Cops On Horseback: An Old Idea That May Return
Officers have been on and off horseback for years in Cincinnati. The Cincinnati Police mounted patrol was disbanded in 2013 because of budget cuts. But after concert goers got out of control on Fountain Square this year during Fourth of July weekend, calls to bring the patrol back grew louder.
City councilman Chris Seelbach says the All-Star Game and the Fourth of July weekend confrontation on Fountain Square have shown the need for Cincinnati's own mounted unit.
"As we continue to have more and more large events, we need to make sure we have every tool available to keep crowds under control," Seelbach says. "And then, second, an indirect result of having mounted patrols is that they are great ambassadors for our police department, great mediators between police officers and our community."
During the All-Star Game, Columbus Police sent members of its mounted patrol to Cincinnati to help with crowd control. That was largely a public relations move as baseball fans were pretty well behaved.
The Cincinnati Police Department got its first mounted patrol after the Civil War. Before then, officers either walked or rode bicycles.
Steve Kramer is director of the Greater Cincinnati Police Museum. He says horses became necessary because the city was growing outward and people were moving up the hills and away from the river.
"And they annexed so much stuff, they found their foot cops could no longer patrol them all,” Kramer says. “So in 1886 they put out their first horse, or mounted, out in Walnut Hills because he had such a large area to patrol. And from then on the mounted patrol was born."
Kramer says soon after that mounted patrols were added to the West Side at the District 9 station near Eighth and State, and the District 10 station in Cumminsville. But officers on horseback didn't last long. The combustion engine came along and Kramer says, soon, officers were patrolling in cars and on motorcycles.
"So, by 1927, Chief (William) Copelan decided there was no need to have horses anywhere anymore. It was just too expensive," Kramer says.
Sixty years later, in 1987, Cincinnati Police found themselves dealing with unruly mobs after concerts and outside of some bars. Steve Chabot was a city councilman then. He looked at horses as a solution.
"(I) thought it would be a good idea for such things as crowd control," Chabot says.

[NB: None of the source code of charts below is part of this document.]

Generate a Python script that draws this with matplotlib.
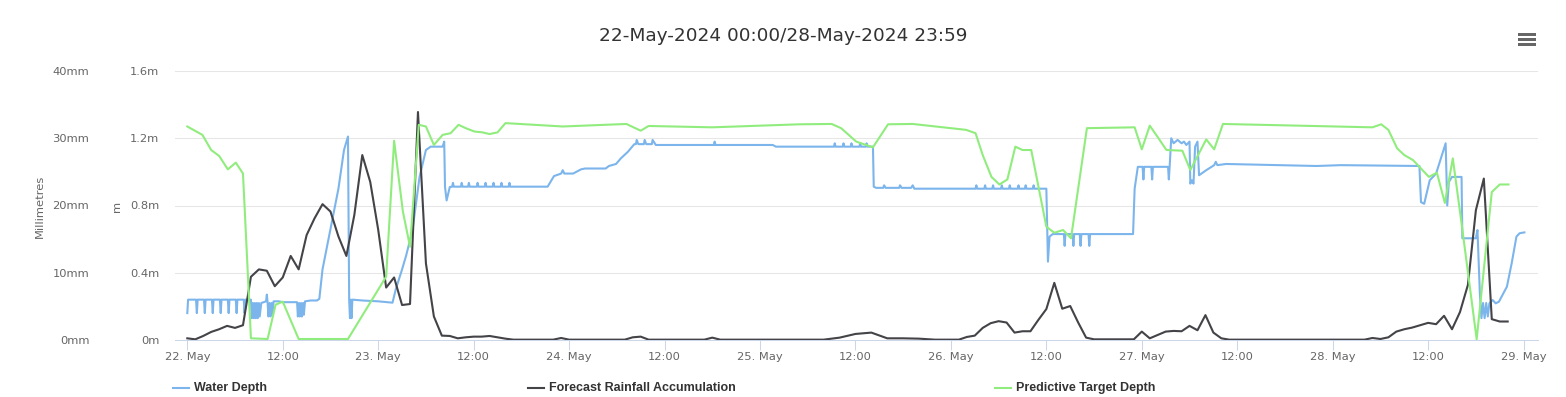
import matplotlib
matplotlib.use("Agg")
import matplotlib.pyplot as plt
from matplotlib.patches import Rectangle
from matplotlib.lines import Line2D

W, H = 1566, 397

# ---------------- data (hours since 22-May-2024 00:00) ----------------
depth_hours = [0.0, 0.1, 1.1, 1.2, 1.3, 2.1, 2.2, 2.3, 3.1, 3.2, 3.3, 4.1, 4.2, 4.3,
               5.1, 5.2, 5.3, 6.1, 6.2, 6.3, 7.1, 7.2, 7.3,
               8.0, 8.1, 8.25, 8.35, 8.5, 8.6, 8.75, 8.85, 9.0, 9.1, 9.3,
               9.9, 10.0, 10.1, 10.2, 10.35, 10.45, 10.6, 10.7, 10.85,
               11.5, 12.0, 13.8, 13.9, 14.05, 14.15, 14.3, 14.4, 14.55, 14.65, 14.8,
               15.5, 16.3, 16.6, 17.0, 18.0, 19.0, 19.7, 20.2,
               20.35, 20.45, 20.55, 20.65, 20.75, 22.0, 24.0, 25.8, 26.2, 27.0, 27.5,
               28.3, 29.2, 30.0, 30.6, 32.1, 32.3, 32.4, 32.6, 33.0,
               33.3, 33.4, 33.5, 34.4, 34.5, 34.6, 35.3, 35.4, 35.5, 36.4, 36.5, 36.6,
               37.4, 37.5, 37.6, 38.4, 38.5, 38.6, 39.4, 39.5, 39.6, 40.4, 40.5, 40.6,
               45.3, 46.1, 47.0, 47.2, 47.4, 48.5, 49.5, 50.0, 52.6, 53.0, 53.9, 54.5,
               55.4, 56.2, 56.4, 56.5, 56.7, 57.4, 57.5, 57.7, 58.4, 58.5, 58.9,
               66.2, 66.3, 66.4, 73.6, 74.0,
               81.3, 81.4, 81.5, 82.4, 82.5, 82.6, 83.4, 83.5, 83.6, 84.5, 84.6, 84.7,
               85.3, 85.4, 85.5, 86.2, 86.3, 86.6, 87.5, 87.6, 87.8, 89.5, 89.6, 89.8,
               91.0, 91.2, 91.4, 95.5,
               99.1, 99.2, 99.3, 100.2, 100.3, 100.4, 101.2, 101.3, 101.4, 102.3, 102.4,
               102.5, 103.3, 103.4, 103.5, 104.4, 104.5, 104.6, 105.3, 105.4, 105.5,
               106.3, 106.4, 106.5, 108.0, 108.2, 108.4, 108.8,
               110.2, 110.3, 110.4, 111.3, 111.4, 111.5, 112.2, 112.3, 112.4, 113.3,
               113.4, 113.5, 118.9, 119.1, 119.5, 119.7, 120.1, 120.2, 120.3, 121.2,
               121.3, 121.4, 123.3, 123.4, 123.5, 123.7, 124.0, 124.5, 125.0, 125.3,
               125.6, 126.0, 126.1, 126.3, 126.5, 126.7, 127.0, 127.2, 128.1, 129.1,
               129.3, 129.5, 130.6, 142.0, 145.0, 154.9, 155.1, 155.5, 156.2, 157.0,
               157.6, 158.2, 158.4, 158.6, 159.0, 160.2, 160.3, 162.0, 162.2, 162.5,
               162.7, 162.9, 163.1, 163.3, 163.5, 163.7, 164.1, 164.5, 164.9, 165.9,
               166.5, 167.1, 167.5, 168.1]
depth_m = [0.16, 0.24, 0.24, 0.16, 0.24, 0.24, 0.16, 0.24, 0.24, 0.16, 0.24, 0.24, 0.16, 0.24,
           0.24, 0.16, 0.24, 0.24, 0.16, 0.24, 0.24, 0.16, 0.24,
           0.24, 0.13, 0.22, 0.13, 0.22, 0.13, 0.22, 0.13, 0.22, 0.14, 0.22,
           0.23, 0.27, 0.22, 0.14, 0.22, 0.14, 0.22, 0.15, 0.23,
           0.23, 0.225, 0.225, 0.14, 0.22, 0.14, 0.22, 0.14, 0.22, 0.15, 0.23,
           0.235, 0.235, 0.245, 0.42, 0.66, 0.90, 1.13, 1.21,
           0.24, 0.13, 0.24, 0.13, 0.24, 0.235, 0.23, 0.222, 0.30, 0.42, 0.50,
           0.65, 0.97, 1.13, 1.15, 1.15, 1.18, 0.91, 0.83, 0.91,
           0.912, 0.935, 0.912, 0.912, 0.935, 0.912, 0.912, 0.935, 0.912, 0.912, 0.935, 0.912,
           0.912, 0.935, 0.912, 0.912, 0.935, 0.912, 0.912, 0.935, 0.912, 0.912, 0.935, 0.912,
           0.912, 0.975, 0.99, 1.01, 0.99, 0.99, 1.015, 1.02, 1.02, 1.035, 1.047, 1.08,
           1.12, 1.165, 1.165, 1.19, 1.165, 1.165, 1.19, 1.165, 1.165, 1.19, 1.16,
           1.16, 1.18, 1.16, 1.16, 1.15,
           1.15, 1.17, 1.15, 1.15, 1.17, 1.15, 1.15, 1.17, 1.15, 1.15, 1.17, 1.15,
           1.15, 1.17, 1.15, 1.15, 0.912, 0.905, 0.905, 0.92, 0.905, 0.905, 0.92, 0.905,
           0.905, 0.92, 0.9, 0.9,
           0.9, 0.92, 0.9, 0.9, 0.92, 0.9, 0.9, 0.92, 0.9, 0.9, 0.92,
           0.9, 0.9, 0.92, 0.9, 0.9, 0.92, 0.9, 0.9, 0.92, 0.9,
           0.9, 0.92, 0.9, 0.9, 0.466, 0.615, 0.63,
           0.63, 0.56, 0.63, 0.63, 0.56, 0.63, 0.63, 0.56, 0.63, 0.63,
           0.56, 0.63, 0.63, 0.90, 1.03, 1.03, 1.03, 0.955, 1.03, 1.03,
           0.955, 1.03, 1.03, 0.955, 1.03, 1.20, 1.17, 1.19, 1.17, 1.18,
           1.16, 1.18, 0.93, 0.95, 0.93, 1.15, 1.18, 0.98, 1.01, 1.04,
           1.06, 1.04, 1.047, 1.035, 1.04, 1.035, 0.82, 0.81, 0.95, 0.99,
           1.08, 1.17, 0.80, 0.94, 0.97, 0.97, 0.605, 0.605, 0.654, 0.278,
           0.13, 0.22, 0.13, 0.22, 0.14, 0.218, 0.238, 0.218, 0.228, 0.317,
           0.456, 0.615, 0.635, 0.64]

rain_hours = [0, 1, 2, 3, 4, 5, 6, 7, 8, 9, 10, 11, 12, 13, 14, 15, 16, 17, 18, 19,
              20, 21, 22, 23, 24, 25, 26, 27, 28, 29, 30, 31, 32, 33, 34, 35, 36, 37,
              38, 39, 40, 41, 46, 47, 48, 55, 56, 57, 58, 65, 66, 67, 80, 81, 82, 84,
              86, 88, 90, 92, 94, 97, 98, 99, 100, 101, 102, 103, 104, 105, 106, 107,
              108, 109, 110, 111, 112, 113, 114, 119, 120, 121, 122, 123, 124, 125,
              126, 127, 128, 129, 130, 131, 148, 149, 150, 151, 152, 153, 154, 155,
              156, 157, 158, 159, 160, 161, 162, 163, 164, 165, 166]
rain_mm = [0.25, 0.1, 0.6, 1.2, 1.6, 2.1, 1.8, 2.2, 9.4, 10.5, 10.3, 8.0, 9.3, 12.5,
           10.5, 15.6, 18.1, 20.2, 19.1, 15.4, 12.5, 18.6, 27.5, 23.5, 16.4, 7.8, 9.3,
           5.2, 5.35, 33.9, 11.4, 3.5, 0.65, 0.6, 0.25, 0.4, 0.5, 0.5, 0.6, 0.4, 0.2,
           0.05, 0.05, 0.3, 0.05, 0.05, 0.4, 0.5, 0.05, 0.05, 0.35, 0.05, 0.05, 0.2,
           0.35, 0.9, 1.1, 0.25, 0.25, 0.2, 0.05, 0.05, 0.45, 0.65, 1.8, 2.5, 2.8, 2.6,
           1.1, 1.3, 1.3, 3.0, 4.6, 8.5, 4.65, 5.05, 2.6, 0.35, 0.1, 0.1, 1.25, 0.25,
           0.75, 1.25, 1.35, 1.3, 2.1, 1.45, 3.7, 1.1, 0.25, 0.05, 0.05, 0.3, 0.15,
           0.4, 1.25, 1.6, 1.85, 2.2, 2.55, 2.35, 3.6, 1.6, 4.15, 8.2, 19.3, 24.0, 3.1,
           2.75, 2.75]

target_hours = [0, 1.9, 3, 4, 5.1, 6.1, 7, 8, 10.1, 11.1, 12, 14, 20.2, 25, 26, 27.1,
                28, 29.1, 30, 31, 32.1, 33.1, 34.1, 35, 36.1, 37.1, 38, 39, 40, 47.2,
                55.2, 57, 58, 66, 77, 81, 82.2, 84.1, 86.2, 88.1, 91.2, 97.9, 99.1,
                100, 101.1, 102.1, 103.1, 104.1, 105, 106.1, 108, 109, 110.1, 111.1,
                113.1, 119.1, 120, 121, 122.1, 123.1, 125.1, 126.1, 128.1, 129.1,
                130.2, 149, 150.1, 151, 152.1, 153, 154.1, 155.1, 156.1, 157.1, 158.1,
                159.1, 160.2, 162.1, 164, 165, 166.1]
target_m = [1.27, 1.22, 1.13, 1.095, 1.015, 1.055, 0.99, 0.01, 0.006, 0.21, 0.228,
            0.006, 0.006, 0.377, 1.185, 0.765, 0.555, 1.28, 1.27, 1.16, 1.22, 1.23,
            1.28, 1.26, 1.24, 1.235, 1.225, 1.235, 1.29, 1.27, 1.285, 1.245, 1.273,
            1.265, 1.283, 1.285, 1.26, 1.18, 1.146, 1.283, 1.285, 1.25, 1.23, 1.10,
            0.97, 0.925, 0.955, 1.15, 1.13, 1.13, 0.674, 0.638, 0.654, 0.605, 1.26,
            1.265, 1.134, 1.275, 1.2, 1.13, 1.126, 1.011, 1.193, 1.134, 1.285, 1.265,
            1.283, 1.25, 1.14, 1.10, 1.07, 1.02, 0.97, 0.995, 0.815, 1.08, 0.694,
            0.004, 0.88, 0.925, 0.925]

x_tick_hours = list(range(0, 169, 12))
x_tick_labels = ["22. May", "12:00", "23. May", "12:00", "24. May", "12:00",
                 "25. May", "12:00", "26. May", "12:00", "27. May", "12:00",
                 "28. May", "12:00", "29. May"]
m_ticks = [0, 0.4, 0.8, 1.2, 1.6]
m_tick_labels = ["0m", "0.4m", "0.8m", "1.2m", "1.6m"]
mm_ticks = [0, 10, 20, 30, 40]
mm_tick_labels = ["0mm", "10mm", "20mm", "30mm", "40mm"]

series_names = ["Water Depth", "Forecast Rainfall Accumulation", "Predictive Target Depth"]
series_colors = ["#7cb5ec", "#434348", "#90ed7d"]
title = "22-May-2024 00:00/28-May-2024 23:59"

# ---------------- figure ----------------
fig = plt.figure(figsize=(W / 100, H / 100), dpi=100)
fig.patch.set_facecolor("white")

def fx(px):
    return px / W

def fy(py):
    return 1 - py / H

left, right, top, bottom = 175, 1538, 71, 340
rect = [fx(left), fy(bottom), fx(right) - fx(left), fy(top) - fy(bottom)]

ax = fig.add_axes(rect)
ax_mm = ax.twinx()
ax_g = ax.twinx()

px_per_hour = 190.9 / 24.0
xlim = (-(187.3 - left) / px_per_hour, (right - 187.3) / px_per_hour)

lw = 1.5
ax.plot(depth_hours, depth_m, color=series_colors[0], lw=lw, solid_joinstyle="round", zorder=3)
ax_mm.plot(rain_hours, rain_mm, color=series_colors[1], lw=lw, solid_joinstyle="round", zorder=3)
ax_g.plot(target_hours, target_m, color=series_colors[2], lw=lw, solid_joinstyle="round", zorder=3)

for a in (ax, ax_mm, ax_g):
    a.set_xlim(*xlim)
    for s in a.spines.values():
        s.set_visible(False)
    a.patch.set_visible(False)

ax.set_ylim(0, 1.6)
ax_g.set_ylim(0, 1.6)
ax_mm.set_ylim(0, 40)

# grid
for v in m_ticks[1:]:
    ax.axhline(v, color="#e6e6e6", lw=0.75, zorder=0)
ax.spines["bottom"].set_visible(True)
ax.spines["bottom"].set_color("#ccd6eb")
ax.spines["bottom"].set_linewidth(0.75)

# x axis
ax.set_xticks(x_tick_hours)
ax.set_xticklabels(x_tick_labels)
ax.tick_params(axis="x", length=7.2, width=0.75, color="#ccd6eb", labelsize=8.25,
               labelcolor="#666666", pad=1.5)

# m axis (inner, left)
ax.set_yticks(m_ticks)
ax.set_yticklabels(m_tick_labels)
ax.tick_params(axis="y", length=0, labelsize=8.25, labelcolor="#666666", pad=11.3)

# mm axis (outer, left)
ax_mm.yaxis.tick_left()
ax_mm.set_yticks(mm_ticks)
ax_mm.set_yticklabels(mm_tick_labels)
ax_mm.tick_params(axis="y", length=0, labelsize=8.25, labelcolor="#666666", pad=61.7)

ax_g.set_yticks([])

# axis titles
fig.text(fx(40), fy(206), "Millimetres", rotation=90, ha="center", va="center",
         fontsize=8.25, color="#666666")
fig.text(fx(117), fy(206), "m", rotation=90, ha="center", va="center",
         fontsize=8.25, color="#666666")

# title
fig.text(fx(783), fy(36), title, ha="center", va="center", fontsize=13.3, color="#333333")

# menu icon
for yy in (33.3, 38.3, 43.3):
    fig.add_artist(Rectangle((fx(1518.3), fy(yy + 2.4)), fx(17.4), 2.4 / H,
                             transform=fig.transFigure, color="#666666", lw=0))

# legend
legend_x = [173, 528, 995]
for name, col, lx in zip(series_names, series_colors, legend_x):
    fig.add_artist(Line2D([fx(lx), fx(lx + 16)], [fy(388), fy(388)], color=col, lw=1.5,
                          transform=fig.transFigure))
    fig.text(fx(lx + 21), fy(388), name, ha="left", va="center", fontsize=9,
             fontweight="bold", color="#333333", family="Liberation Sans")

fig.savefig("out.png", dpi=100)
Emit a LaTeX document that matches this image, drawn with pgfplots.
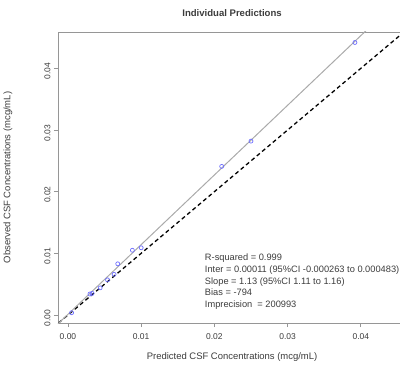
\documentclass[border=0pt]{standalone}
\usepackage{pgfplots}
\pgfplotsset{compat=1.18}
\usepackage{fontspec}
\setmainfont{Liberation Sans}
\definecolor{framegray}{RGB}{150,150,150}
\definecolor{ptblue}{RGB}{110,110,255}
\definecolor{reggray}{RGB}{170,170,170}
\definecolor{txt}{RGB}{60,60,60}
\begin{document}
\begin{tikzpicture}
\begin{axis}[
  at={(58bp,46bp)}, anchor=south west,
  scale only axis, width=346bp, height=291bp,
  xmin=-0.00136, xmax=0.0459, ymin=-0.0013, ymax=0.0459,
  xtick={0,0.01,0.02,0.03,0.04}, ytick={0,0.01,0.02,0.03,0.04},
  xticklabels={0.00,0.01,0.02,0.03,0.04},
  yticklabels={0.00,0.01,0.02,0.03,0.04},
  scaled ticks=false,
  tick align=outside, tick pos=left, major tick length=4bp,
  axis line style={framegray, line width=0.8bp},
  every tick/.style={framegray, line width=0.8bp},
  ticklabel style={font=\fontsize{8.5}{10}\selectfont, text=txt},
  xticklabel style={anchor=north, yshift=-3bp},
  yticklabel style={rotate=90, anchor=south, xshift=-3bp},
  every axis title shift=0pt,
  title={Individual Predictions},
  title style={font=\fontsize{9.6}{11}\selectfont\bfseries, text=txt, at={(axis description cs:0.503,1.064)}, anchor=center},
  xlabel={Predicted CSF Concentrations (mcg/mL)},
  xlabel style={font=\fontsize{9.5}{11}\selectfont, text=txt, at={(axis description cs:0.503,-0.117)}, anchor=center},
  ylabel={Observed CSF Concentrations (mcg/mL)},
  ylabel style={font=\fontsize{9.5}{11}\selectfont, text=txt, at={(axis description cs:-0.1445,0.5)}, anchor=center, rotate=0},
  clip mode=individual,
]
\addplot[black, line width=1.3bp, dash pattern=on 4bp off 3bp] coordinates {(-0.002,-0.002) (0.048,0.048)};
\addplot[reggray, line width=1bp] coordinates {(-0.002,-0.00215) (0.042,0.04757)};
\addplot[only marks, mark=o, mark size=2bp, ptblue, mark options={line width=0.7bp}] coordinates {
(0.0005,0.00037)
(0.0030,0.0034)
(0.0033,0.0035)
(0.0044,0.0044)
(0.0054,0.0057)
(0.0063,0.0066)
(0.0068,0.0083)
(0.0088,0.0105)
(0.0100,0.0109)
(0.0210,0.0241)
(0.0250,0.0282)
(0.0392,0.0442)
};
\node[anchor=north west, align=left, inner sep=0pt, text=txt,
  font=\fontsize{9.3}{11.7}\selectfont] at (axis cs:0.01869,0.0099)
  {R-squared = 0.999\\
   Inter = 0.00011 (95\%CI -0.000263 to 0.000483)\\
   Slope = 1.13 (95\%CI 1.11 to 1.16)\\
   Bias = -794\\
   Imprecision\ \ = 200993};
\end{axis}
\pgfresetboundingbox
\path[use as bounding box] (0,0) rectangle (400bp,369bp);
\end{tikzpicture}
\end{document}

Chabot, who now represents Ohio's First Congressional District, says there was some resistance at City Hall, but he worked with county coroner Frank Cleveland and local attorney Robert Manley to bring back the horse patrol.
"The three of us came up with an idea which worked, and that was to get the private sector, individuals who thought it was a good idea, to contribute to a fund to fund it for the first year," Chabot says. "To get it off the ground and then let it prove its worth."
The mounted patrol is an essential city function, according to Chris Seelbach. He calls it a tool that police officers need to have. He says the best way to get that tool is with public and private funds.
"We've already had people who've reached out to the city through the city administration and said that they would be willing and interested in helping pay for bringing back the mounted patrol," Seelbach says. "So those people are going to be part of this conversation."
Seelbach says when the mounted patrol was disbanded in 2013, Council passed a motion to keep all the equipment. So that's one less expense to reforming the patrol. However, there's still the costs of training and housing the horses.
A budget motion offered in 2012 proposed saving the mounted patrol, with seven officers and nine horses, for $105,000.
Seelbach says he wants a report from the city manager to determine the cost and the size of a new patrol.
He says Cincinnati officers could be back in the saddle and on the streets by spring of 2016.